Accession Number : ADA306720
Title : Task Performance in Virtual Environments: Stereoscopic Versus Monoscopic Displays and Head-Coupling.
Descriptive Note : Final rept. Jan 93-Sep 95,
Corporate Author : ARMY RESEARCH INST FOR THE BEHAVIORAL AND SOCIAL SCIENCES ALEXANDRIA VA
Personal Author(s) : Singer, Michael J. ; Ehrlich, Jennifer ; Cinq-Mars, Stephen
PDF Url : ADA306720
Report Date : DEC 1995
Pagination or Media Count : 51
Abstract : The U.S. Army Research Institute for the Behavioral and Social Sciences has an ongoing program of investigation into the requirements for using Virtual Environments (VE) to train dismounted soldiers. As a part of this program, an experiment was conducted investigating the effects of different parameters of VE in the performance of simple, representative tasks. This report provides background information about VE display problems, head-coupling in VE, presence, field dependence, and simulator sickness. The tasks used in the experiment are generic to performance in VEs and would form the basis both of training programs and general soldier tasks. Visual presentation of the tasks was either through a Stereoscopic Head Mounted Display (HMD) or a Monoscopic HMD, and subjects could either move their Field of View (FOV) by moving their head (coupled) or could not move the FOV (uncoupled). The five tasks used were (1) movement through a sequence of rooms and doorways, (2) acquisition of a fixed target, (3) tracking a moving object, (4) manipulation of an object, and (5) distance estimation. In general, performance of all tasks improved over repeated trials. In the distance estimation task the estimations were relatively worse at shorter distances. However, the error was significantly lessened with stereoscopic presentations, and was also significantly improved when coupling was used, although these factors did not interact with one another. Performance in the other tasks was not significantly effected by presentation mode or head-coupling.
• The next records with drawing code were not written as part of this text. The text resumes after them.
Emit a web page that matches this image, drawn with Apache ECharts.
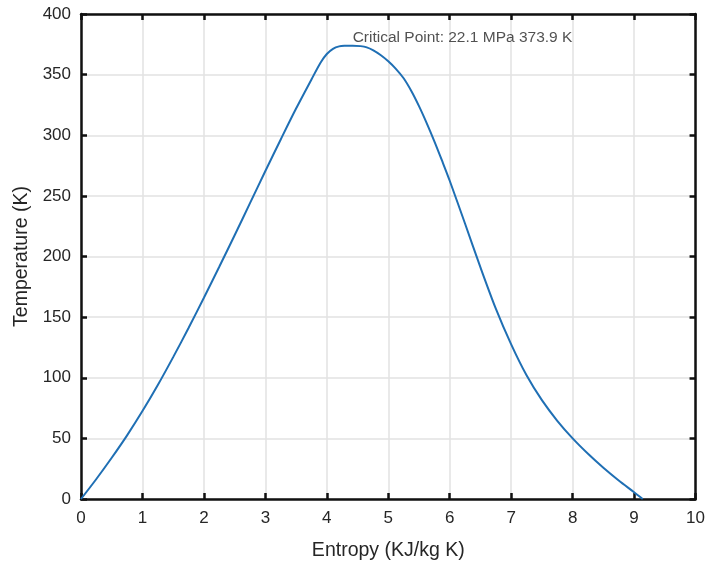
<!DOCTYPE html>
<html>
<head>
<meta charset="utf-8">
<script src="https://cdn.jsdelivr.net/npm/echarts@6/dist/echarts.min.js"></script>
<style>
html,body{margin:0;padding:0;background:#fff;}
#chart{width:708px;height:568px;}
</style>
</head>
<body>
<div id="chart"></div>
<script>
// Saturation dome: entropy (KJ/kg K) vs temperature (K)
const entropy = [0, 0.25, 0.5, 0.75, 1, 1.25, 1.5, 1.75, 2, 2.25, 2.5, 2.75, 3, 3.25, 3.5, 3.75, 3.9, 4.0, 4.1, 4.2, 4.3, 4.42, 4.55, 4.65, 4.75, 4.88, 5.0, 5.12, 5.25, 5.375, 5.5, 5.625, 5.75, 5.875, 6.0, 6.25, 6.5, 6.75, 7.0, 7.25, 7.5, 7.75, 8.0, 8.25, 8.5, 8.75, 9.0, 9.14];
const temperature = [0, 16.5, 34, 52.5, 72.5, 94, 117, 141, 166, 191.5, 217.5, 244, 270.5, 296.5, 322, 346, 360, 367, 371.3, 373.3, 373.8, 373.9, 373.5, 372.5, 370.2, 366, 361, 355, 347, 336.5, 324, 310, 295, 279, 262.5, 227, 191, 157, 127.5, 102, 81.5, 64.5, 50, 37.3, 25.8, 15.3, 5.6, 0];
const criticalPoint = [4.42, 373.9];
const criticalLabel = 'Critical Point: 22.1 MPa 373.9 K';
const xTicks = [0, 10, 1];
const yTicks = [0, 400, 50];

const FONT = '"Liberation Sans", Arial, Helvetica, sans-serif';
const TXT = '#262626';
const chart = echarts.init(document.getElementById('chart'), null, {renderer: 'canvas'});

const lineData = entropy.map((s, i) => [s, temperature[i]]);

function mkAxis(range, primary, pos, extra) {
  return Object.assign({
    type: 'value',
    position: pos,
    min: range[0], max: range[1], interval: range[2],
    axisLine: {show: true, onZero: false, lineStyle: {color: '#111', width: 2.5}},
    axisTick: {show: true, inside: true, length: 6, lineStyle: {color: '#111', width: 2.5}},
    axisLabel: {show: primary, color: TXT, fontSize: 17, fontFamily: FONT},
    splitLine: {show: primary, lineStyle: {color: '#e2e2e2', width: 1.5}}
  }, extra || {});
}

const option = {
  animation: false,
  backgroundColor: '#fff',
  grid: {left: 81, right: 11, top: 14, bottom: 69, containLabel: false},
  xAxis: [
    mkAxis(xTicks, true, 'bottom', {
      name: 'Entropy (KJ/kg K)', nameLocation: 'middle', nameGap: 42,
      nameTextStyle: {color: TXT, fontSize: 19.5, fontFamily: FONT},
      axisLabel: {show: true, color: TXT, fontSize: 17, fontFamily: FONT, margin: 11}
    }),
    mkAxis(xTicks, false, 'top')
  ],
  yAxis: [
    mkAxis(yTicks, true, 'left', {
      name: 'Temperature (K)', nameLocation: 'middle', nameGap: 45,
      nameTextStyle: {color: TXT, fontSize: 19.5, fontFamily: FONT},
      axisLabel: {show: true, color: TXT, fontSize: 17, fontFamily: FONT, margin: 10}
    }),
    mkAxis(yTicks, false, 'right')
  ],
  series: [
    {
      type: 'line',
      data: lineData,
      smooth: 0.3,
      showSymbol: false,
      symbol: 'none',
      lineStyle: {color: '#1f6fb4', width: 2},
      z: 3
    },
    {
      type: 'scatter',
      data: [criticalPoint],
      symbolSize: 0,
      silent: true,
      label: {
        show: true,
        formatter: criticalLabel,
        position: [0, 0],
        align: 'left',
        verticalAlign: 'bottom',
        offset: [0, 0],
        color: TXT,
        fontSize: 15.5,
        fontFamily: FONT
      },
      z: 4
    }
  ]
};
chart.setOption(option);
</script>
</body>
</html>
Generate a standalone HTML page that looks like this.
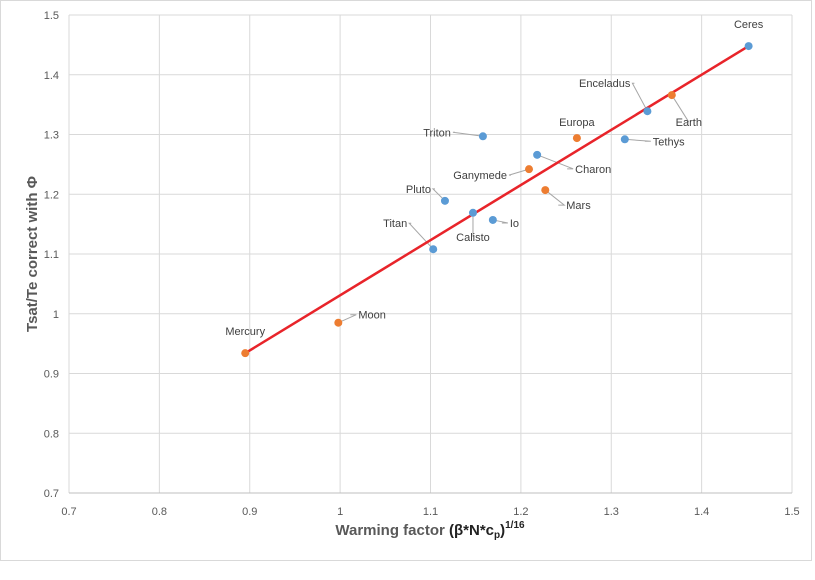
<!DOCTYPE html>
<html><head><meta charset="utf-8"><style>
body{margin:0;background:#fff;width:815px;height:575px;overflow:hidden;font-family:"Liberation Sans",sans-serif}
svg text{font-family:"Liberation Sans",sans-serif}
</style></head><body>
<svg id="chart" width="815" height="575" xmlns="http://www.w3.org/2000/svg">
<rect x="0.5" y="0.5" width="811" height="560" fill="#fff" stroke="#d9d9d9"/>
<g id="grid"></g><g id="ticks"></g><g id="labels"></g><g id="marks"></g>
<text transform="translate(37,254) rotate(-90)" text-anchor="middle" font-size="15" font-weight="bold" fill="#595959">Tsat/Te correct with Φ</text>
<text x="430" y="535" text-anchor="middle" font-size="15" font-weight="bold" fill="#595959">Warming factor  <tspan fill="#222">(β*N*c<tspan font-size="10" dy="3">p</tspan><tspan dy="-3">)</tspan><tspan font-size="10" dy="-7">1/16</tspan></tspan></text>
</svg>
<script>
const xTicks=[0.7,0.8,0.9,1,1.1,1.2,1.3,1.4,1.5];
const yTicks=[0.7,0.8,0.9,1,1.1,1.2,1.3,1.4,1.5];
const names=["Ceres","Enceladus","Earth","Europa","Tethys","Triton","Charon","Ganymede","Mars","Pluto","Calisto","Io","Titan","Moon","Mercury"];
const xVals=[1.452,1.340,1.367,1.262,1.315,1.158,1.218,1.209,1.227,1.116,1.147,1.169,1.103,0.998,0.895];
const yVals=[1.448,1.339,1.366,1.294,1.292,1.297,1.266,1.242,1.207,1.189,1.169,1.157,1.108,0.985,0.934];
const kinds=["b","b","o","o","b","b","b","o","o","b","b","b","b","o","o"];
const trendX=[0.895,1.452];
const trendY=[0.934,1.448];
// label offsets (px) : [dx,dy,anchor,leader]
const lbl={Ceres:[0,-18,"middle",0],Enceladus:[-15,-24,"end",1],Earth:[17,31,"middle",1],Europa:[0,-12,"middle",0],Tethys:[28,6,"start",1],Triton:[-30,0,"end",1],Charon:[38,18,"start",1],Ganymede:[-20,10,"end",1],Mars:[21,19,"start",1],Pluto:[-12,-8,"end",1],Calisto:[0,28,"middle",1],Io:[17,7,"start",1],Titan:[-24,-22,"end",1],Moon:[20,-4,"start",1],Mercury:[0,-18,"middle",0]};
const X0=69,X1=792,Y0=493,Y1=15;
const sx=v=>X0+(v-0.7)/0.8*(X1-X0);
const sy=v=>Y0-(v-0.7)/0.8*(Y0-Y1);
const NS="http://www.w3.org/2000/svg";
function mk(t,a,p){const e=document.createElementNS(NS,t);for(const k in a)e.setAttribute(k,a[k]);p.appendChild(e);return e;}
const grid=document.getElementById('grid'),ticks=document.getElementById('ticks'),labels=document.getElementById('labels'),marks=document.getElementById('marks');
xTicks.forEach(v=>{const l=mk('line',{x1:sx(v),x2:sx(v),y1:Y1,y2:Y0,stroke:'#d9d9d9'},grid);


const t=mk('text',{x:sx(v),y:Y0+22,'text-anchor':'middle','font-size':11,fill:'#595959'},ticks);t.textContent=v;

});
yTicks.forEach(v=>{const l=mk('line',{x1:X0,x2:X1,y1:sy(v),y2:sy(v),stroke:v===0.7?'#bfbfbf':'#d9d9d9'},grid);


const t=mk('text',{x:X0-10,y:sy(v)+4,'text-anchor':'end','font-size':11,fill:'#595959'},ticks);t.textContent=v;

});
names.forEach((n,i)=>{const px=sx(xVals[i]),py=sy(yVals[i]);const o=lbl[n];
const lx=px+o[0],ly=py+o[1];
if(o[3]){const ld=mk('polyline',{points:`${px},${py} ${lx+(o[2]==='end'?0:o[2]==='start'?-2:0)},${ly-4} ${o[2]==='end'?lx+2:o[2]==='start'?lx-8:lx},${ly-4}`,fill:'none',stroke:'#a6a6a6','stroke-width':1},labels);

}
const t=mk('text',{x:o[2]==='end'?lx-2:o[2]==='start'?lx:lx,y:ly,'text-anchor':o[2],'font-size':11,fill:'#404040'},labels);t.textContent=n;

});
const tl=mk('line',{x1:sx(trendX[0]),y1:sy(trendY[0]),x2:sx(trendX[1]),y2:sy(trendY[1]),stroke:'#e8242a','stroke-width':2.5},marks);


names.forEach((n,i)=>{const c=mk('circle',{cx:sx(xVals[i]),cy:sy(yVals[i]),r:4,fill:kinds[i]==='o'?'#ed7d31':'#5b9bd5'},marks);

});
</script>
</body></html>
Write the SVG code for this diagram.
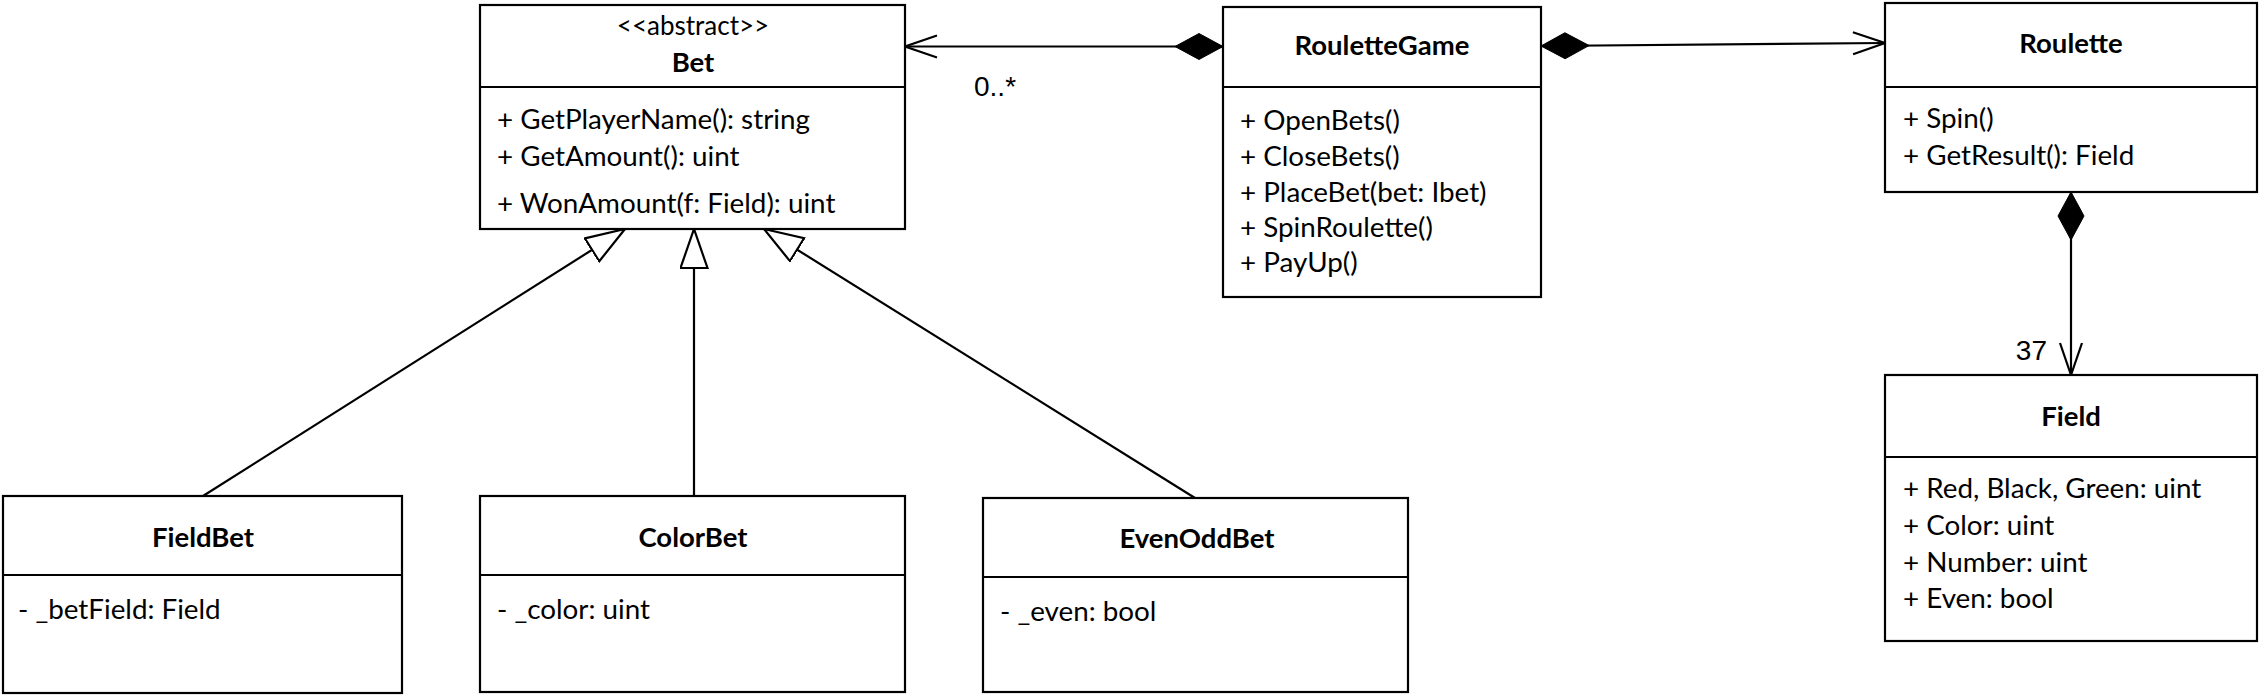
<svg xmlns="http://www.w3.org/2000/svg" width="2264" height="698" viewBox="0 0 2264 698">
<style>
.box{fill:#fff;stroke:#000;stroke-width:2.2}
.div{stroke:#000;stroke-width:2.2}
.t{font-family:Lato,"Open Sans","Liberation Sans",sans-serif;font-size:27.8px;fill:#000}
.b{font-weight:bold;text-anchor:middle;font-size:27.5px}
.c{text-anchor:middle;font-size:26px}
.m{font-family:"Liberation Sans",Arial,sans-serif;font-size:28px;fill:#000}
.ln{fill:none;stroke:#000;stroke-width:2.2}
</style>
<defs>
<marker id="tri" markerUnits="userSpaceOnUse" markerWidth="42" markerHeight="30" viewBox="-1 -1 42 30" refX="39" refY="13.5" orient="auto">
<path d="M0,0 L39,13.5 L0,27 Z" fill="#fff" stroke="#000" stroke-width="2.2"/>
</marker>
<marker id="open" markerUnits="userSpaceOnUse" markerWidth="36" markerHeight="28" viewBox="-2 -2 36 28" refX="32" refY="11" orient="auto">
<path d="M0,0 L32,11 L0,22" fill="none" stroke="#000" stroke-width="2.2"/>
</marker>
<marker id="dia" markerUnits="userSpaceOnUse" markerWidth="50" markerHeight="28" viewBox="0 -1 50 28" refX="0" refY="13" orient="auto">
<path d="M0,13 L24,0 L48,13 L24,26 Z" fill="#000" stroke="#000" stroke-width="1"/>
</marker>
</defs>

<g id="connectors">
<path class="ln" d="M1223,46.5 L905,46.5" marker-start="url(#dia)" marker-end="url(#open)"/>
<path class="ln" d="M1541,46 L1885,43" marker-start="url(#dia)" marker-end="url(#open)"/>
<path class="ln" d="M2071,192 L2071,375" marker-start="url(#dia)" marker-end="url(#open)"/>
<path class="ln" d="M203,496 L625,229" marker-end="url(#tri)"/>
<path class="ln" d="M694,496 L694,229" marker-end="url(#tri)"/>
<path class="ln" d="M1195,498 L764,229" marker-end="url(#tri)"/>
<text class="m" x="974" y="96">0..*</text>
<text class="m" x="2047" y="360" text-anchor="end">37</text>
</g>

<g id="Bet">
<rect class="box" x="480" y="5" width="425" height="224"/>
<line class="div" x1="480" y1="87" x2="905" y2="87"/>
<text class="t c" x="693" y="35">&lt;&lt;abstract&gt;&gt;</text>
<text class="t b" x="693" y="72">Bet</text>
<text class="t" x="497" y="129">+ GetPlayerName(): string</text>
<text class="t" x="497" y="166">+ GetAmount(): uint</text>
<text class="t" x="497" y="213">+ WonAmount(f: Field): uint</text>
</g>

<g id="RouletteGame">
<rect class="box" x="1223" y="7" width="318" height="290"/>
<line class="div" x1="1223" y1="87" x2="1541" y2="87"/>
<text class="t b" x="1382" y="55">RouletteGame</text>
<text class="t" x="1240" y="130">+ OpenBets()</text>
<text class="t" x="1240" y="166">+ CloseBets()</text>
<text class="t" x="1240" y="202">+ PlaceBet(bet: Ibet)</text>
<text class="t" x="1240" y="237">+ SpinRoulette()</text>
<text class="t" x="1240" y="272">+ PayUp()</text>
</g>

<g id="Roulette">
<rect class="box" x="1885" y="3" width="372" height="189"/>
<line class="div" x1="1885" y1="87" x2="2257" y2="87"/>
<text class="t b" x="2071" y="53">Roulette</text>
<text class="t" x="1903" y="128">+ Spin()</text>
<text class="t" x="1903" y="165">+ GetResult(): Field</text>
</g>

<g id="Field">
<rect class="box" x="1885" y="375" width="372" height="266"/>
<line class="div" x1="1885" y1="457" x2="2257" y2="457"/>
<text class="t b" x="2071" y="426">Field</text>
<text class="t" x="1903" y="498">+ Red, Black, Green: uint</text>
<text class="t" x="1903" y="535">+ Color: uint</text>
<text class="t" x="1903" y="572">+ Number: uint</text>
<text class="t" x="1903" y="608">+ Even: bool</text>
</g>

<g id="FieldBet">
<rect class="box" x="3" y="496" width="399" height="197"/>
<line class="div" x1="3" y1="575" x2="402" y2="575"/>
<text class="t b" x="203" y="547">FieldBet</text>
<text class="t" x="18" y="619">- _betField: Field</text>
</g>

<g id="ColorBet">
<rect class="box" x="480" y="496" width="425" height="196"/>
<line class="div" x1="480" y1="575" x2="905" y2="575"/>
<text class="t b" x="693" y="547">ColorBet</text>
<text class="t" x="497" y="619">- _color: uint</text>
</g>

<g id="EvenOddBet">
<rect class="box" x="983" y="498" width="425" height="194"/>
<line class="div" x1="983" y1="577" x2="1408" y2="577"/>
<text class="t b" x="1197" y="548">EvenOddBet</text>
<text class="t" x="1000" y="621">- _even: bool</text>
</g>
</svg>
The distance task errors and the lack of significant differences in performance of the other tasks raise questions on the claimed general gain in task performance through the increased reality of stereoscopic presentations and head-coupling.
Descriptors : *ARMY TRAINING, *VIRTUAL REALITY, IMAGE PROCESSING, SCENARIOS, SPATIAL DISTRIBUTION, ARMY RESEARCH, SKILLS, TRAINING DEVICES, ARMY PERSONNEL, PERFORMANCE(HUMAN), INFANTRY, BATTLEFIELDS, COGNITION, MOVING TARGETS, ERROR ANALYSIS, COMPUTER VISION, VISUAL PERCEPTION, DATA DISPLAYS, MAN COMPUTER INTERFACE, RANGE(DISTANCE), MOTION SICKNESS, HELMET MOUNTED DISPLAYS, HEAD UP DISPLAYS, INDIVIDUALIZED TRAINING, SURFACE NAVIGATION, PSYCHOMOTOR TESTS, PSYCHOPHYSIOLOGY, STEREOSCOPIC DISPLAY SYSTEMS, CUES(STIMULI), DISTRIBUTED INTERACTIVE SIMULATION.